It is Easter Monday in Tylissos and from early morning you start seeing people holding taperware and plates, heading towards the village cemetery a few meters outside the settlement. Already from 8 in the morning, dishes with Easter specialties are neatly placed on the graves, candles are lit and the 'silence of the grave' breaks from the sudden mob invasion.
The village priest visits every grave to perform a small (but collective) memorial service and right after the relatives of the dead offer food and wine to the people around, who do the same in return. Kaltsounia (easter pastries), cookies, easter eggs, even lamb and kokoretsi change hands over the tombstones, in a festive atmosphere that beats sorrow.
Macabre? Not really... this is an ancient custom, originating from Minoan times, which survived from generation to generation to our days and adjusted to modern religion, so that today it brings the joyful message of resurrection and the family warmth of the holidays to the dead realtives and friends.

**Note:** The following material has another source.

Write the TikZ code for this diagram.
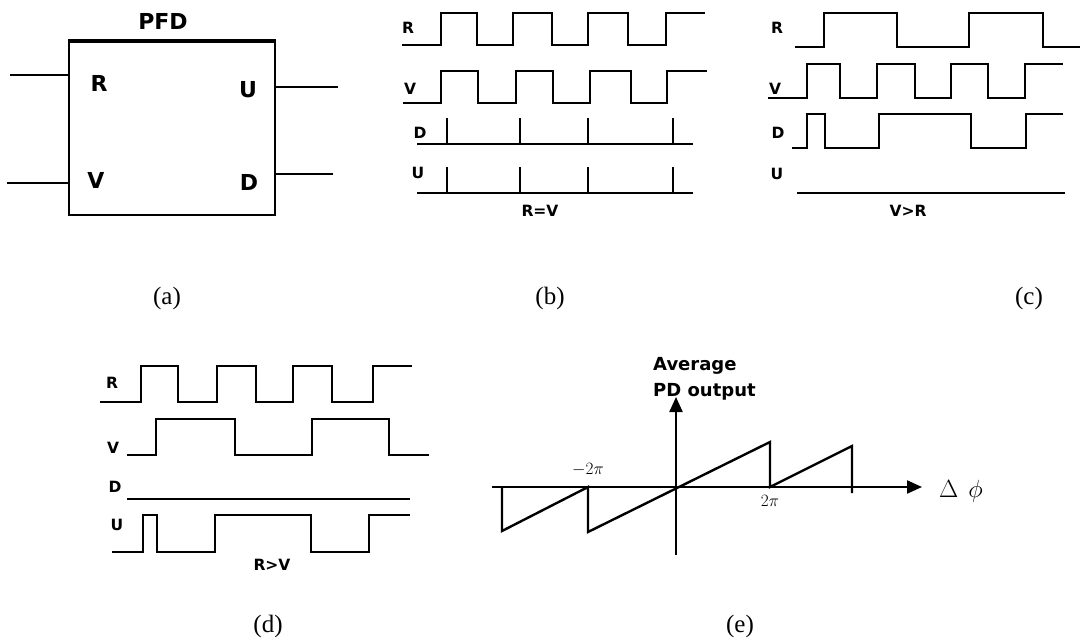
\documentclass[tikz,border=0pt]{standalone}
\usepackage{fontspec}
\newfontfamily\labfont{DejaVu Sans}
\newfontfamily\captfont{Liberation Serif}
\usetikzlibrary{arrows.meta}
\begin{document}
\begin{tikzpicture}[x=1pt,y=-1pt,
  wave/.style={line width=1.9pt, line join=miter},
  lab/.style={font=\labfont\bfseries\fontsize{15.5}{17}\selectfont, inner sep=0pt},
  biglab/.style={font=\labfont\bfseries\fontsize{22}{24}\selectfont, inner sep=0pt},
  avg/.style={font=\labfont\bfseries\fontsize{18}{20}\selectfont, inner sep=0pt},
  capt/.style={font=\captfont\fontsize{25}{28}\selectfont, inner sep=0pt},
  pilab/.style={font=\fontsize{16}{18}\selectfont, inner sep=0pt},
  axisline/.style={line width=2.2pt},
  tip/.style={-{Triangle[length=15pt,width=13pt]}}
]
\fill[white] (0,0) rectangle (1081,644);
\useasboundingbox (0,0) rectangle (1081,644);

% ---------------- (a) ----------------
\node[draw, line width=2.2pt, minimum width=206pt, minimum height=173pt, inner sep=0pt] (pfd) at (172,128.5) {};
\draw[line width=3pt] (pfd.north west) -- (pfd.north east);
\node[biglab] (pfdt) at (163,21) {PFD};
\node[biglab] (ar) at (99,83) {R};
\node[biglab] (av) at (96,180) {V};
\node[biglab] (au) at (248,90) {U};
\node[biglab] (ad) at (249,182) {D};
\coordinate (rin) at (10,75);
\coordinate (vin) at (7,183);
\coordinate (uout) at (338,87);
\coordinate (dout) at (333,174);
\draw[line width=1.3pt] (rin) -- (rin -| pfd.west);
\draw[line width=2.2pt] (vin) -- (vin -| pfd.west);
\draw[line width=2.2pt] (pfd.east |- uout) -- (uout);
\draw[line width=1.8pt] (pfd.east |- dout) -- (dout);
\node[capt] (capa) at (167,298) {(a)};

% ---------------- (b) ----------------
\node[lab] (br) at (408,28) {R};
\node[lab] (bv) at (410,89) {V};
\node[lab] (bd) at (420,133) {D};
\node[lab] (bu) at (418,173) {U};
\node[lab] (beq) at (540,211) {R=V};
\draw[wave] (402,45) -| (441,13) -| (477,45) -| (513,13) -| (552,45) -| (588,13) -| (628,45) -| (666,13) -- (705,13);
\draw[wave] (403,103) -| (441,71) -| (478,103) -| (516,71) -| (553,103) -| (590,71) -| (631,103) -| (667,71) -- (707,71);
\draw[wave] (417,144) -- (693,144);
\draw[wave] (417,193) -- (693,193);
\foreach \sx in {447,520,588,673}{
  \draw[wave] (\sx,144) -- (\sx,118);
  \draw[wave] (\sx,193) -- (\sx,167);
}
\node[capt] (capb) at (550,298) {(b)};

% ---------------- (c) ----------------
\node[lab] (cr) at (777,28) {R};
\node[lab] (cv) at (775,89) {V};
\node[lab] (cd) at (778,133) {D};
\node[lab] (cu) at (777,174) {U};
\node[lab] (cgt) at (908,211) {V>R};
\draw[wave] (795,47) -| (824,13) -| (897,47) -| (969,13) -| (1043,47) -- (1080,47);
\draw[wave] (768,98) -| (807,64) -| (840,98) -| (877,64) -| (915,98) -| (951,64) -| (988,98) -| (1025,64) -- (1063,64);
\draw[wave] (792,148) -| (807,114) -| (825,148) -| (879,114) -| (971,148) -| (1026,114) -- (1063,114);
\draw[wave] (797,193) -- (1065,193);
\node[capt] (capc) at (1029,298) {(c)};

% ---------------- (d) ----------------
\node[lab] (dr) at (112,383) {R};
\node[lab] (dv) at (113,448) {V};
\node[lab] (dd) at (115,487) {D};
\node[lab] (du) at (117,525) {U};
\node[lab] (dgt) at (272,565) {R>V};
\draw[wave] (100,402) -| (141,366) -| (178,402) -| (217,366) -| (256,402) -| (293,366) -| (332,402) -| (373,366) -- (412,366);
\draw[wave] (127,455) -| (156,419) -| (235,455) -| (312,419) -| (389,455) -- (429,455);
\draw[wave] (127,499) -- (410,499);
\draw[wave] (112,552) -| (143,515) -| (157,552) -| (215,515) -| (311,552) -| (369,515) -- (410,515);
\node[capt] (capd) at (268,626) {(d)};

% ---------------- (e) ----------------
\coordinate (xl) at (492,487);
\coordinate (xr) at (922,487);
\coordinate (yb) at (676,555);
\coordinate (yt) at (676,397);
\draw[axisline, tip] (xl) -- (xr);
\draw[axisline, tip] (yb) -- (yt);
\draw[line width=2.4pt, line join=miter] (502,487) -- (502,531) -- (588,487) -- (588,532) -- (770,442) -- (770,487) -- (852,446) -- (852,493);
\node[avg, anchor=base west] (avg1) at (653,370) {Average};
\node[avg, anchor=base west] (avg2) at (653,396) {PD output};
\node[pilab] (mtwopi) at (588,470) {$-2\pi$};
\node[pilab] (twopi) at (770,501) {$2\pi$};
\node[anchor=base, inner sep=0pt, font=\fontsize{31}{34}\selectfont] (dphi) at (961,497) {$\Delta\hskip 10pt\phi$};
\node[capt] (cape) at (740,626) {(e)};
\end{tikzpicture}
\end{document}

Easter pastries, cookies, easter eggs and even lamb change hands over the tombstones, in a festive atmosphere that beats sorrow
The belief in the immortality of the soul and the need to communicate with our ancestors is (and was) part of most cultures and such 'strange' customs are obviously not exclusive to this small Cretan village. In Greece there is a similar custom in North Greece (Giromeri, Thesprotia), where on Easter Monday inhabitants pay tribute to their dead with music, walking around the graves playing instruments and singing. However, the most famous edition of this custom internationally is probably the phantasmagoric 'Day of the Dead' in Mexico, where offerings are made (food, sweets, loved objects, ect) on the graves of dead relatives and friends - also an ancient tradition from the time of the Aztecs.